I know that application like youtube-dl exists, so this one come in mind when I think about download engine. It's a very complex piece of software with immense combination of parameter we can use in order to be able to have some kind of download result. 

Next, I found about ElixirYoutubeDl, Elixir wrapper for youtube-dl. It also utilizing youtube-dl as download engine. But, after a brief look at the source code, I'm not quite sure this is what I want as I'm not familiar (yet) with GenServer approach. I can't see the "concurrent" part, the part that shows me it executes several download processes at the same time. Maybe I was wrong, due to my limited understanding and unfamiliarity with GenServer.

As suggested by Elixir documentation, to achieve my objective I chose to utilize Task.async followed by Task.await calling. So, my first version of script was :

do_concurrent_download(list_of_url) :

list_of_url
|> Enum.map(fn(url)->
    Task.async(fn -> url |> run_downloader()
    end)
|> Enum.map(&Task.await/1)

This version worked just fine. But, I just curious what happened behind the curtain every time run_downloader() function complete the download process and terminated? What kind of signal propagated following this termination process. I can't trap and track that because Task.await beautifully wrap this back and forth communication between process created by Task.async and its parent. So, I chose another approach. An approach that I can comprehend as a rookie. 

Then, I found another amazing article about Task.async (Beyond Task.async) that take another angle how this module can be implemented. The detailed and step-by-step explanation it presented, inspired me to take an approach that became the final version of my Youtube downloader application. It was very straight forward and understandable, although I need to throw some message out through IO.puts here and there during debugging process.

So, in order to highlight inter-process communication, I commented out Task.await part and let the next function (trap_and_collect_exit_signal) deal with it. Here is the snippet of that function :

trap_and_collect_exit_signal(tasks) : 

receive do

   #when monitored process (a task) dies, a message is delivered to the       monitoring process (parent) in the shape of 
   {:DOWN, ref, :process, object, reason} 
   eg: 
{:DOWN, #Reference<0.906660723.3006791681.40191>, :process, #PID<0.118.0>, :noproc}
  
  {:DOWN, monitor_reference, :process, task_pid, _reason} ->
      ...
      
      Tools.write_result_log("Download END : [#{url}]")
      IO.puts "Download END : [#{url}]"

      ...
      
   #When task terminate, parent process received back its monitor_reference it triggered before when process created (by Task.async). Parent process implicitly call "Process.monitoring(task_PID)" so it can monitor the status of that task. Eg: 
monitor_reference = #Reference<0.906660723.3006791681.40191>

  other_msg ->
      {monitor_reference, {youtube_dl_message, 0}} = other_msg
      Tools.write_result_log("#{inspect(monitor_reference)}\n" <> youtube_dl_message)
      ...
end

When a process created  by Task.async terminated (complete its job), the following sequence will be triggered:
1. Process will send monitor reference back to the parent process, along with some additional messages.
2. Right after monitor reference sent, the process will follow that by sending a DOWN signal to finalize the terminating process.

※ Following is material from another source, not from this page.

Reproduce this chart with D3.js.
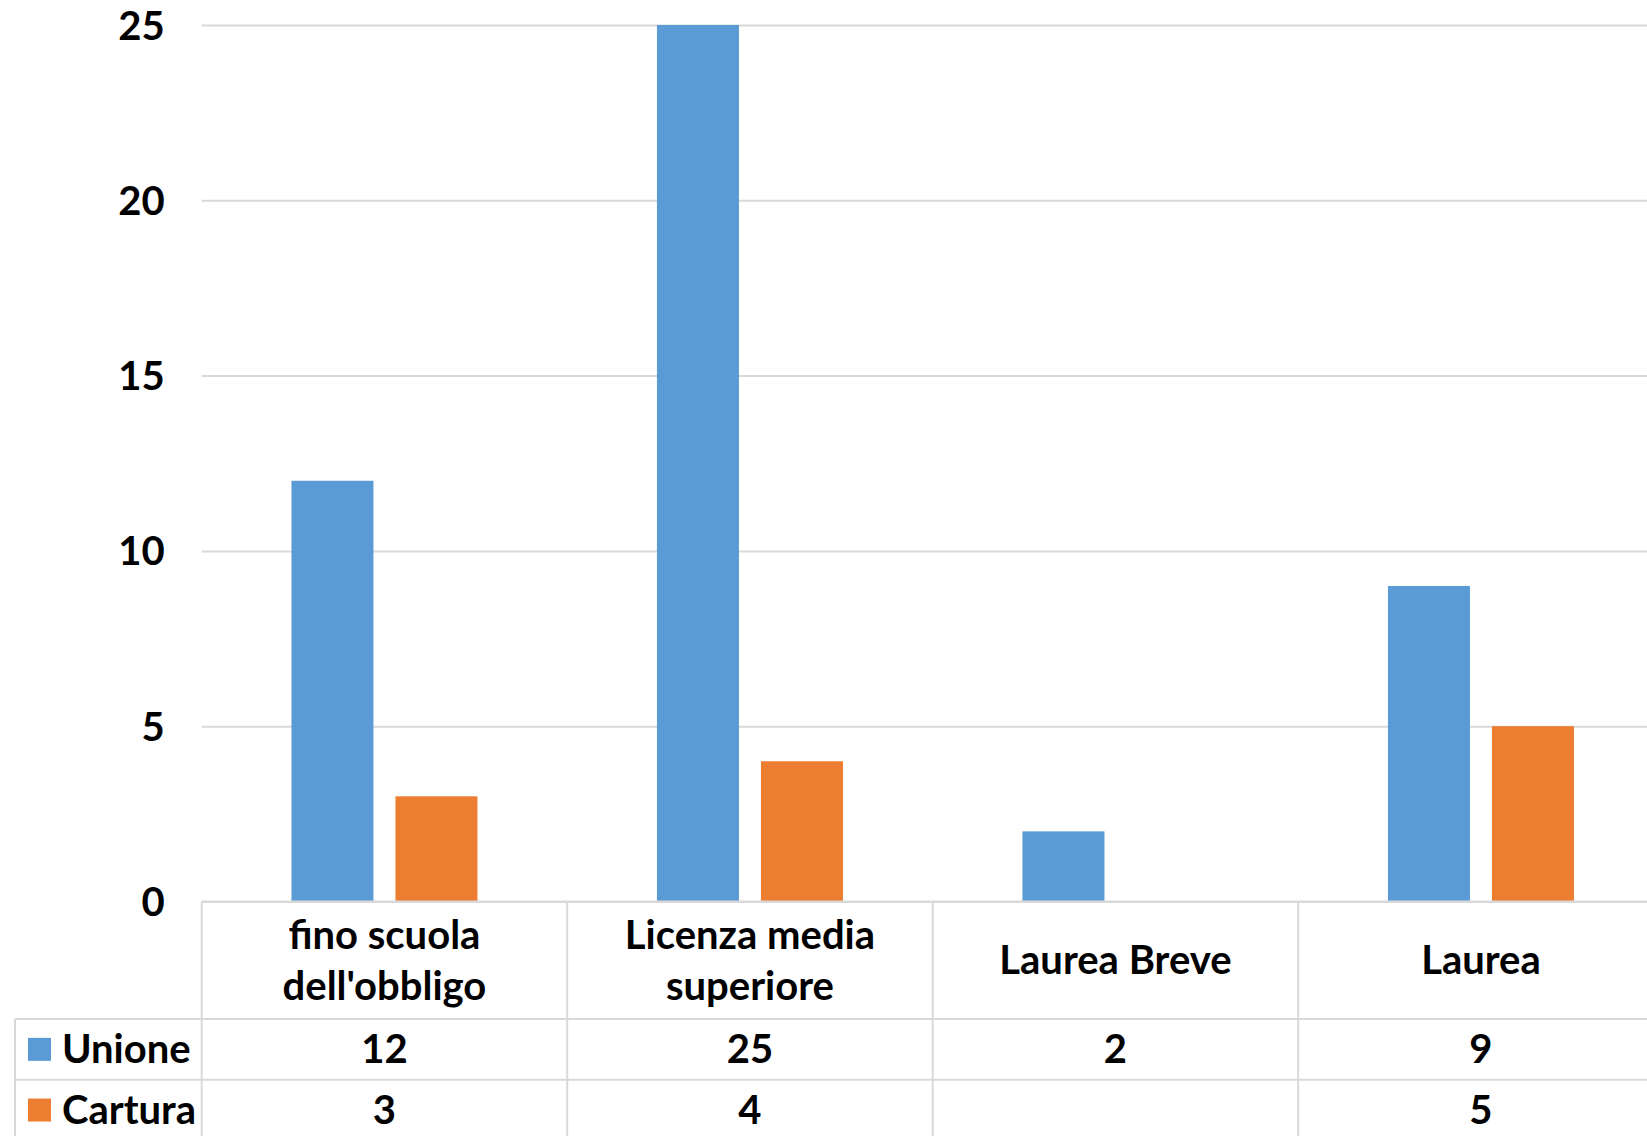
<!DOCTYPE html>
<html>
<head>
<meta charset="utf-8">
<script src="https://cdn.jsdelivr.net/npm/d3@7"></script>
<style>
  html, body { margin: 0; padding: 0; background: #ffffff; overflow: hidden; }
  svg { display: block; }
  text { font-family: "Lato", "Open Sans", sans-serif; font-weight: 700; fill: #000; }
</style>
</head>
<body>
<svg id="chart" width="1647" height="1136"></svg>
<script>
const categories = [["fino scuola", "dell'obbligo"], ["Licenza media", "superiore"], ["Laurea Breve"], ["Laurea"]];
const seriesNames = ["Unione", "Cartura"];
const unioneValues = [12, 25, 2, 9];
const carturaValues = [3, 4, null, 5];
const yTicks = [0, 5, 10, 15, 20, 25];
const colors = ["#5B9BD5", "#ED7D31"];

const W = 1647, H = 1136;
const svg = d3.select("#chart");
const plotLeft = 201.7, catStep = 365.5;
const yTop = 25, yBase = 901.5;
const row1 = 1019, row2 = 1079.7, rowH = row2 - row1;
const tableLeft = 15;
const fontSize = 40;
const grid = "#d9d9d9";

const catKeys = categories.map(c => c.join(" "));
const x = d3.scaleBand().domain(catKeys).range([plotLeft, plotLeft + catStep * categories.length]).padding(0);
const xs = d3.scaleBand().domain(seriesNames).range([0, x.bandwidth()]).paddingInner(22 / 104).paddingOuter(0.863);
const y = d3.scaleLinear().domain([0, 25]).range([yBase, yTop]);

const series = [unioneValues, carturaValues];

// gridlines
const yAxis = d3.axisLeft(y).tickValues(yTicks).tickSize(-(W - plotLeft)).tickPadding(37);
const ga = svg.append("g").attr("transform", `translate(${plotLeft},0)`).call(yAxis);
ga.select(".domain").remove();
ga.selectAll(".tick line").attr("stroke", grid).attr("stroke-width", 2);
ga.selectAll(".tick text").attr("font-size", fontSize).attr("font-family", "Lato").attr("font-weight", 700).attr("fill", "#000").attr("x", -37).attr("dy", "0.35em");

// bars
series.forEach((vals, si) => {
  svg.append("g").selectAll("rect")
    .data(vals.map((v, i) => ({ v, c: catKeys[i] })).filter(d => d.v !== null))
    .join("rect")
    .attr("x", d => x(d.c) + xs(seriesNames[si]))
    .attr("width", xs.bandwidth())
    .attr("y", d => y(d.v))
    .attr("height", d => yBase - y(d.v))
    .attr("fill", colors[si]);
});

// table lines
const tg = svg.append("g").attr("stroke", grid).attr("stroke-width", 2);
tg.append("line").attr("x1", plotLeft).attr("x2", W).attr("y1", yBase).attr("y2", yBase);
tg.append("line").attr("x1", tableLeft).attr("x2", W).attr("y1", row1).attr("y2", row1);
tg.append("line").attr("x1", tableLeft).attr("x2", W).attr("y1", row2).attr("y2", row2);
tg.append("line").attr("x1", tableLeft).attr("x2", tableLeft).attr("y1", row1).attr("y2", H);
catKeys.forEach(k => {
  tg.append("line").attr("x1", x(k)).attr("x2", x(k)).attr("y1", yBase).attr("y2", H);
});

// category labels
const headerMid = (yBase + row1) / 2;
const lineGap = 51;
categories.forEach((lines, i) => {
  const cx = x(catKeys[i]) + x.bandwidth() / 2;
  const t = svg.append("text").attr("text-anchor", "middle").attr("font-size", fontSize);
  lines.forEach((ln, j) => {
    t.append("tspan").attr("x", cx)
      .attr("y", headerMid + (j - (lines.length - 1) / 2) * lineGap)
      .attr("dy", "0.35em").text(ln);
  });
});

// legend rows + values
series.forEach((vals, si) => {
  const cy = row1 + rowH * si + rowH / 2;
  svg.append("rect").attr("x", 28).attr("y", cy - 11.5).attr("width", 23).attr("height", 23).attr("fill", colors[si]);
  svg.append("text").attr("x", 62).attr("y", cy).attr("dy", "0.35em").attr("font-size", fontSize).text(seriesNames[si]);
  vals.forEach((v, i) => {
    if (v === null) return;
    svg.append("text").attr("x", x(catKeys[i]) + x.bandwidth() / 2).attr("y", cy)
      .attr("dy", "0.35em").attr("text-anchor", "middle").attr("font-size", fontSize).text(v);
  });
});
</script>
</body>
</html>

By receiving these 2 signals, parent process officially knows that one of  its child already vanished. Then, it stays listening for other terminating signals that might come until the last signals received. All child process information (parent pid, pid, & monitor reference) is kept in %Task{} structure as an output of Task.async. So, once DOWN signal for certain process received, it will be matched with this structure and remove from the structure accordingly. 

That's all. This kind of mechanism of terminating process was something I curious about at the beginning. Now, it's pretty clear how it works although maybe I still miss something here and there but that's part of learning process.


Thanks!



Lessons Learned :

1. Calling external command from inside Elixir using System.cmd.
2. How to create processes that run concurrently using Task.async.
3. The mechanic of terminating process, how a process send terminating signal to parent process that we can trap and do something about it.